Karl-Peter has commanded a Belgian strike today in the kitchen. I woke up to make waffles, a choice KP discouraged because it was too Belgian. I have no such superstition. There is no way the universe sees my breakfast as a weight to tip the scales in the favor of Belgium over the US soccer team. In fact, I ate that waffle. I chomp latkes and laugh maniacally—because good food trumps World Cup. And the United States is good enough to win this afternoon regardless of the fact that I ate the Belgian waffles this morning with an aggressive, voodoo spirit.
My bulldog prefers to maintain neutrality. Here she is, reticent in a US scarf babushka. Izzy, we are playing Belgium, not Bulgaria. I can’t hear you, she sneers.
Either way, enjoy yourself a potato latke today. Cut up some green onions and chives and throw them on top like victory confetti, a foreshadowing.
Twice-Cooked Latkes with Shallot Cream
Adapted from Food and Wine
1/2 cup sour cream
1 tablespoon minced shallot
Freshly ground pepper
2 10-ounce baking potatoes, peeled and cut into wedges
1 small onion, quartered
1 large egg, lightly beaten
1 large egg yolk
2 tablespoons unsalted butter, melted
2 1/2 tablespoons cornstarch
olive oil, for frying
1 large sweet onion, halved and thinly sliced
Snipped chives or green onion, for garnish
In a small bowl, whisk the sour cream with the shallot and season with salt and pepper. Cover and refrigerate the shallot cream until chilled, about 30 minutes.
Preheat the oven to 325º. In a food processor, shred the potatoes and the small onion. Transfer to a strainer set over a bowl and season with 1 tablespoon of salt. Let stand for 5 minutes, then squeeze dry in a kitchen towel. Pour off the liquid in the bowl and add the potatoes and onion.

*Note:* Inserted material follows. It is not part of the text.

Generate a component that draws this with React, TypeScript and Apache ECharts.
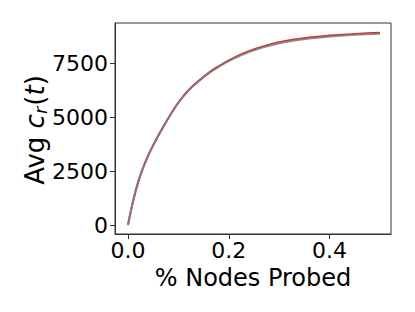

Stir in the egg, egg yolk, butter and cornstarch.
Scoop 1/3-cup mounds of the potatoes onto a parchment paper-lined baking sheet and flatten them to 1/4 inch thick. Bake for about 15 minutes, until just set. Let cool. Reduce the oven temperature to 200º.
In a large saucepan, heat 1 1/2 inches of oil to 350º. Working in batches, fry the sweet onion slices until golden, about 4 minutes. Using a slotted spoon, transfer the onions to a paper towel-lined baking sheet to drain; keep warm in the oven.
Reheat the oil to 350º. Working in batches, fry the latkes, turning occasionally, until browned and crisp, about 4 minutes. Transfer the latkes to a platter and garnish with snipped chives. Serve with the fried onions and shallot cream.
The shallot cream is the best. I am beginning to believe in shallots with a solemnity that borders on religiousity. Give us this day our daily shallot, Oh Lord.
Izzy contends with a prayer of her own, Give us this day our daily nap. Or someone’s getting hurt.